> [REQUIREMENT] Give back, exactly as it appears, the run of lines opening with the one containing "Reproduce this chart with Bokeh." and closing with the one containing "from bokeh.resources import INLINE". Nothing outside that run should appear.

> [Code that draws figures]
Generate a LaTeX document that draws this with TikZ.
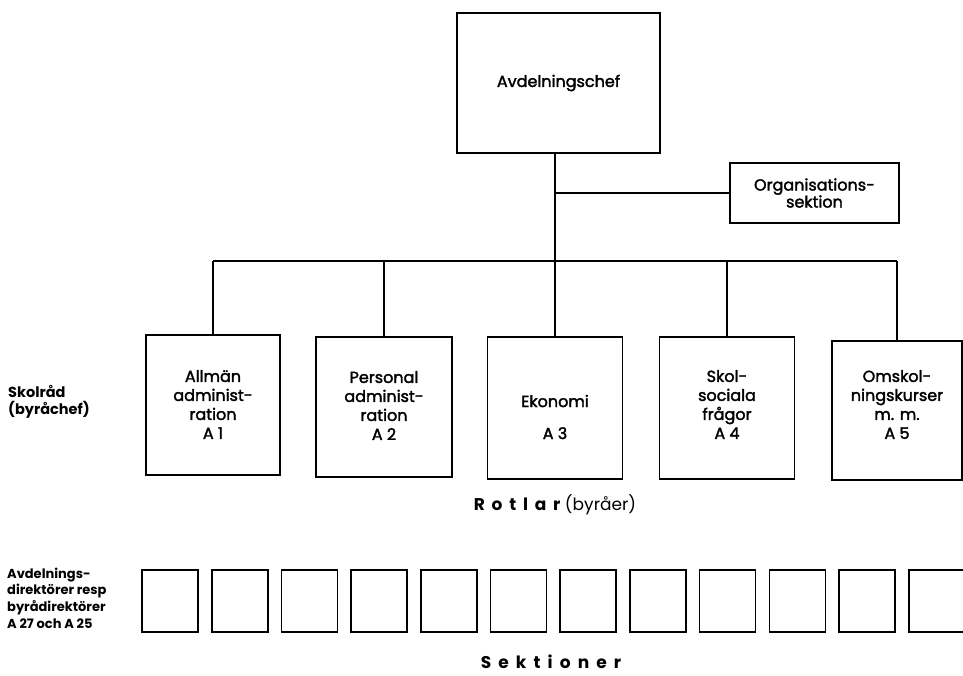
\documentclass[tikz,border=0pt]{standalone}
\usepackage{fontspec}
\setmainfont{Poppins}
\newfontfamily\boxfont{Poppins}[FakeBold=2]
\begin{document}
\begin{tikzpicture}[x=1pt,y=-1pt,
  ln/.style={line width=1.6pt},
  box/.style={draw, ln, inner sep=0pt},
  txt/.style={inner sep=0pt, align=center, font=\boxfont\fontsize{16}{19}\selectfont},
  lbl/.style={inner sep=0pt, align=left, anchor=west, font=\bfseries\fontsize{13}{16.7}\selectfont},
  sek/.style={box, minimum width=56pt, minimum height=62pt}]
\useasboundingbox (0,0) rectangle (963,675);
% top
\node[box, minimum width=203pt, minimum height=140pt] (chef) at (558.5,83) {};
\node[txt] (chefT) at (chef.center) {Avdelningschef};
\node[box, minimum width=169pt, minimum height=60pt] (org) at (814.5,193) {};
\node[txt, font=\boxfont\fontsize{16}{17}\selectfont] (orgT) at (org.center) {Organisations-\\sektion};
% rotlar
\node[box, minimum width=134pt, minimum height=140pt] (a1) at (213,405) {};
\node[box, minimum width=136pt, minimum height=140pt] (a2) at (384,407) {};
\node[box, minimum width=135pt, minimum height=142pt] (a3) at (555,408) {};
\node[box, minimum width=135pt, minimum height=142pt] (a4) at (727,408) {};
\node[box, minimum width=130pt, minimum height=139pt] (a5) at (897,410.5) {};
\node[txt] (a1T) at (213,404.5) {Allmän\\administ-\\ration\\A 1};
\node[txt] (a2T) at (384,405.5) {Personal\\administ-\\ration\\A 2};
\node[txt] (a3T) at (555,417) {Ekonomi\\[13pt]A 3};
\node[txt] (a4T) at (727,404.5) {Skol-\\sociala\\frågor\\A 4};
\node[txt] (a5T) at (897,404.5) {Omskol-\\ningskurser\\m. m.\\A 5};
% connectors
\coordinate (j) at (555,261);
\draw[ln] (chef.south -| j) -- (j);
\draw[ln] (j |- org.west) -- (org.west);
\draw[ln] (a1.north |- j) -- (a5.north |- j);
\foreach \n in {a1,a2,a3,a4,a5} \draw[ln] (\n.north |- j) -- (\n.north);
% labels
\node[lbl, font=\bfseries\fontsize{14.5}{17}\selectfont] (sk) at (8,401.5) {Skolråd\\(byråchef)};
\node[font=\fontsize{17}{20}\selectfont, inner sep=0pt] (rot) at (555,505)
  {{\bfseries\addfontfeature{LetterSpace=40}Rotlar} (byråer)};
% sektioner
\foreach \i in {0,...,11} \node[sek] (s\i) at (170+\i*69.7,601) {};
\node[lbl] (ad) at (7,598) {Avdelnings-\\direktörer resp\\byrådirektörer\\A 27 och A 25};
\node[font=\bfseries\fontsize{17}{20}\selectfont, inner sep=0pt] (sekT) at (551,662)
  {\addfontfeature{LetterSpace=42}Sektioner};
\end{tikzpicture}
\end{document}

==

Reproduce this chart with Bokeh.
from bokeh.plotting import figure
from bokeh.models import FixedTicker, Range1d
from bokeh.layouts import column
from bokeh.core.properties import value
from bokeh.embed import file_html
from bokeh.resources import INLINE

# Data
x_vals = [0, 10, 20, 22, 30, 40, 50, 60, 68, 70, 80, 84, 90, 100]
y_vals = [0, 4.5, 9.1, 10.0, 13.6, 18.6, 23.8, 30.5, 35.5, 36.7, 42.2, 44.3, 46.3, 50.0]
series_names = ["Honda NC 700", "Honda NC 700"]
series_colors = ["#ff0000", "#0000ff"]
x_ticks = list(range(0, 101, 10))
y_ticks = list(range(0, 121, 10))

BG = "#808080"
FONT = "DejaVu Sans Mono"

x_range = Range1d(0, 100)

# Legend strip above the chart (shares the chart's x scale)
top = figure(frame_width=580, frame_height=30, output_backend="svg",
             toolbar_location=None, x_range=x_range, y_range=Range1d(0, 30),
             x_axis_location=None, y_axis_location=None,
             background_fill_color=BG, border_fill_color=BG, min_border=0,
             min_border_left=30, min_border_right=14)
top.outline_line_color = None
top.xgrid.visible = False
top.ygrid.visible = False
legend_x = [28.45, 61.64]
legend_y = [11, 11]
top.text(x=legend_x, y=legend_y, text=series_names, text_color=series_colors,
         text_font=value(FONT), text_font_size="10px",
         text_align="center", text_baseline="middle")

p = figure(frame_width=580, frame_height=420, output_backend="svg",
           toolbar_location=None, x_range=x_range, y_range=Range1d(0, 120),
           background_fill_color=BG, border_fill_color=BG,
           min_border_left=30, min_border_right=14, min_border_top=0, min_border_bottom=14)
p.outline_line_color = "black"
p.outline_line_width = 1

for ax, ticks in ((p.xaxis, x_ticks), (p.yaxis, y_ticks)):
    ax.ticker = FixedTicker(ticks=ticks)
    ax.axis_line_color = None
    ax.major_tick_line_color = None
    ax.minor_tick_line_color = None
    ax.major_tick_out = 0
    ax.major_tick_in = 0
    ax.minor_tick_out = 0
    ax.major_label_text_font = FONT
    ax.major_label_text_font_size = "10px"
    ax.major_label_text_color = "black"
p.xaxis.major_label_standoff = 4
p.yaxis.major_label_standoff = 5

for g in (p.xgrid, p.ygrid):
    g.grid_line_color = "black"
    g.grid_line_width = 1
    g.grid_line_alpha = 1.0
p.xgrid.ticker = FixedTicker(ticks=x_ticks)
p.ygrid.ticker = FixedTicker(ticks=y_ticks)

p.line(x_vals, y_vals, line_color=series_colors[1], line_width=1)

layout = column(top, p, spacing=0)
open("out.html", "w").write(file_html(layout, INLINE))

> [FULL OUTPUT]
Reproduce this chart with Bokeh.
from bokeh.plotting import figure
from bokeh.models import FixedTicker, Range1d
from bokeh.layouts import column
from bokeh.core.properties import value
from bokeh.embed import file_html
from bokeh.resources import INLINE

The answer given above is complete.